President Trump escalated his threats against people who vandalize Tesla cars, musing in a social media post on Friday that those convicted of damaging or destroying the vehicles — including U.S. citizens — could be sent to notorious prison complexes in El Salvador.
“I look forward to watching the sick terrorist thugs get 20-year jail sentences for what they are doing to Elon Musk and Tesla,” Mr. Trump said, adding, “Perhaps they could serve them in the prisons of El Salvador, which have become so recently famous for such lovely conditions!”
In recent weeks, vandals in several cities have defaced or destroyed Tesla vehicles and dealerships in apparent protest of Mr. Musk’s efforts to drastically reshape the federal government and fire much of the federal work force. No serious injuries have been reported.
Last month, President Nayib Bukele of El Salvador offered to imprison convicted criminals from the United States in his country’s massive prison facilities.
Then this month, the United States deported Venezuelan migrants accused of being gang members to El Salvador. The deportation flights landed in El Salvador despite a federal judge ordering that the planes reverse course and return the detainees to the United States. The judge has vowed to continue investigating the flights and has said the Trump administration has not been cooperative.
Human rights groups say that the crowded Salvadoran prisons are holding pens for tens of thousands of people rounded up in arrests that have ensnared innocent people. The Terrorism Confinement Center is a hulking centerpiece of the system that is big enough to hold up to 40,000 inmates, some as young as 12.
Analysts say it is unlikely that a plan to detain U.S. citizens overseas would hold up in court.

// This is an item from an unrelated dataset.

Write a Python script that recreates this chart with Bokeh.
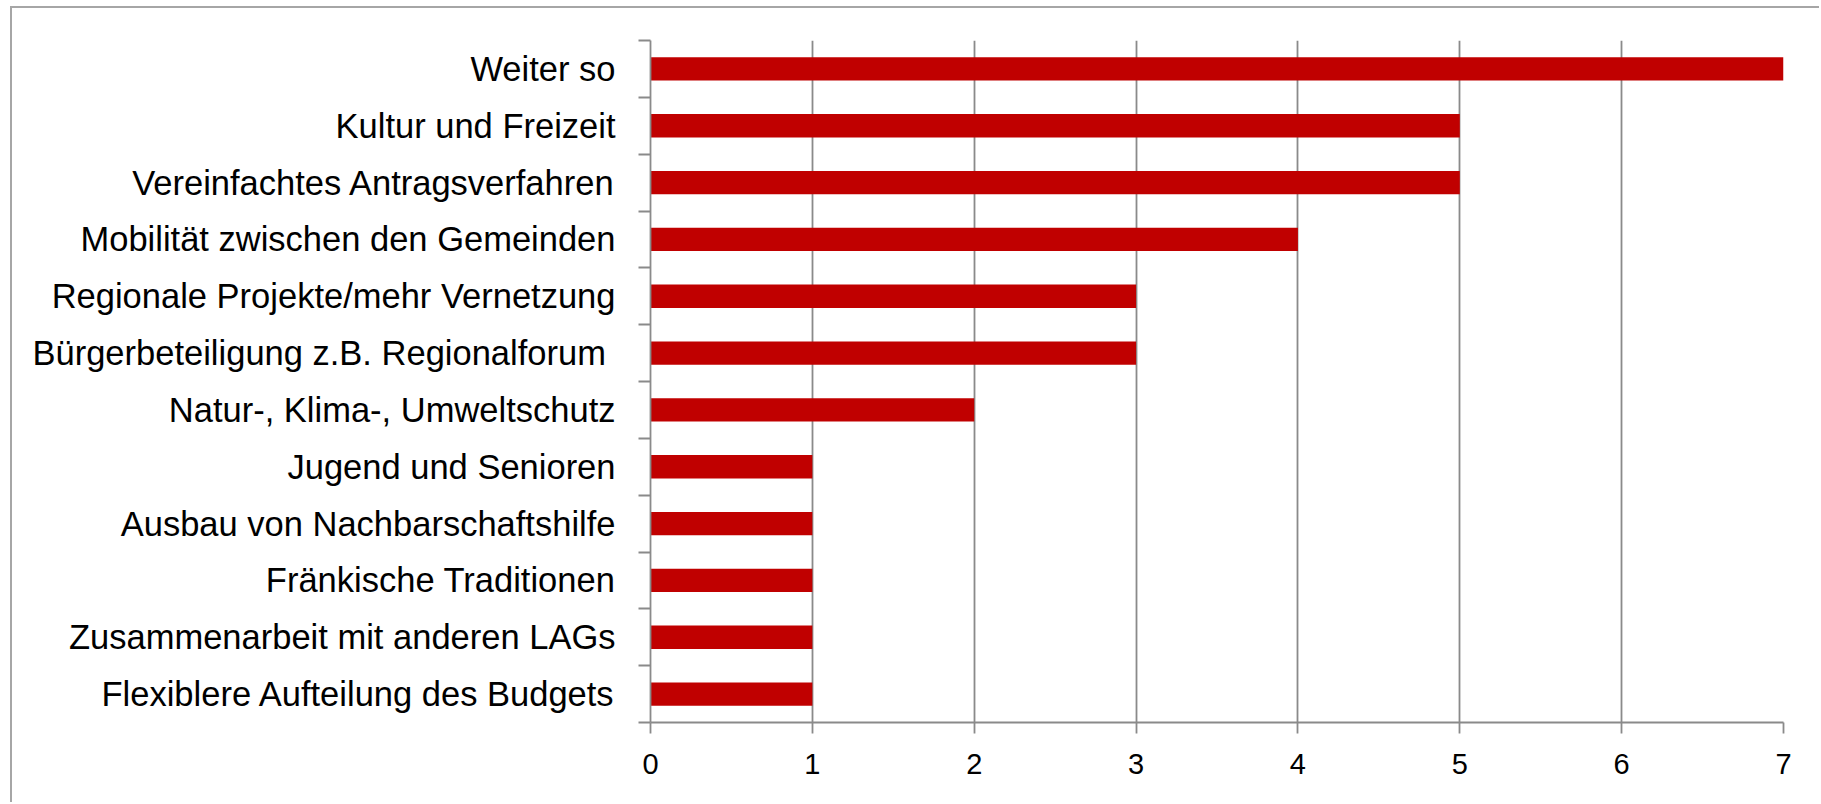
from bokeh.plotting import figure
from bokeh.models import FixedTicker, Range1d
from bokeh.embed import file_html
from bokeh.resources import INLINE

categories = [
    "Weiter so",
    "Kultur und Freizeit",
    "Vereinfachtes Antragsverfahren",
    "Mobilität zwischen den Gemeinden",
    "Regionale Projekte/mehr Vernetzung",
    "Bürgerbeteiligung z.B. Regionalforum ",
    "Natur-, Klima-, Umweltschutz",
    "Jugend und Senioren",
    "Ausbau von Nachbarschaftshilfe",
    "Fränkische Traditionen",
    "Zusammenarbeit mit anderen LAGs",
    "Flexiblere Aufteilung des Budgets",
]
values = [7, 5, 5, 4, 3, 3, 2, 1, 1, 1, 1, 1]
x_ticks = [0, 1, 2, 3, 4, 5, 6, 7]

n = len(categories)
centers = [n - 1 - i for i in range(n)]
boundaries = [k - 0.5 for k in range(n + 1)]

GRID = "#8a8a8a"
BAR = "#C00000"
FONT = "Liberation Sans"

p = figure(
    width=1809, height=796,
    x_range=Range1d(0, 7), y_range=Range1d(-0.5, n - 0.5),
    output_backend="svg", toolbar_location=None,
    min_border_left=638, min_border_right=38,
    min_border_top=32, min_border_bottom=82,
    styles={"border-top": "2px solid #a6a6a6", "border-left": "2px solid #a6a6a6",
            "margin-top": "6px", "margin-left": "10px"},
)
p.outline_line_color = None
p.background_fill_color = "white"
p.border_fill_color = "white"

p.hbar(y=centers, right=values, left=0, height=0.41, fill_color=BAR, line_color=None)

# x axis
p.xaxis.ticker = FixedTicker(ticks=x_ticks)
p.xaxis.axis_line_color = GRID
p.xaxis.axis_line_width = 1.8
p.xaxis.major_tick_line_color = GRID
p.xaxis.major_tick_line_width = 1.8
p.xaxis.major_tick_in = 0
p.xaxis.major_tick_out = 11
p.xaxis.minor_tick_line_color = None
p.xaxis.major_label_text_font = FONT
p.xaxis.major_label_text_font_size = "29px"
p.xaxis.major_label_text_color = "#000000"
p.xaxis.major_label_standoff = 20

# y axis
p.yaxis.ticker = FixedTicker(ticks=centers, minor_ticks=boundaries)
p.yaxis.major_label_overrides = {c: lab for c, lab in zip(centers, categories)}
p.yaxis.axis_line_color = GRID
p.yaxis.axis_line_width = 1.8
p.yaxis.major_tick_line_color = None
p.yaxis.major_tick_in = 0
p.yaxis.major_tick_out = 0
p.yaxis.minor_tick_line_color = GRID
p.yaxis.minor_tick_line_width = 1.8
p.yaxis.minor_tick_in = 0
p.yaxis.minor_tick_out = 12
p.yaxis.major_label_text_font = FONT
p.yaxis.major_label_text_font_size = "34.5px"
p.yaxis.major_label_text_color = "#000000"
p.yaxis.major_label_standoff = 23

# grids
p.xgrid.ticker = FixedTicker(ticks=x_ticks)
p.xgrid.grid_line_color = GRID
p.xgrid.grid_line_width = 1.8
p.ygrid.grid_line_color = None

open("out.html", "w").write(file_html(p, INLINE))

Mr. Trump, who pardoned hundreds of people convicted in connection to the Jan. 6, 2021, attack on the Capitol, has recently become fixated on delivering outsized punishments to the Tesla vandals after a journalist told the president at an event promoting Tesla on the White House lawn that “some say they should be labeled domestic terrorists.”
“I will do that,” Mr. Trump replied. “I’ll do that. I’m going to stop them.”
No immediate action was taken, but a week later, Pam Bondi, the attorney general, made good on the promise and labeled the attacks as acts of “domestic terrorism.”
Then, on Thursday, Ms. Bondi highlighted weeks-old arrests of individuals charged in some of the arson attacks and suggested that they were tied to a larger plot by people “operating behind the scenes to coordinate and fund these crimes.” Earlier this week, Mr. Trump had suggested, without evidence, in a Fox interview that the vandalism was paid for “by people very highly political on the left” — echoing his claims about other protest movements like Black Lives Matter and the pro-Palestinian protests on college campuses.
Ms. Bondi, who developed a close relationship with Mr. Trump during her two terms as Florida’s attorney general, supported Mr. Trump’s pardon of Jan. 6 rioters, including people who had been convicted of violent crimes and weapons charges. The F.B.I. described those involved in the planning and perpetration of that attack as “domestic violent extremists.”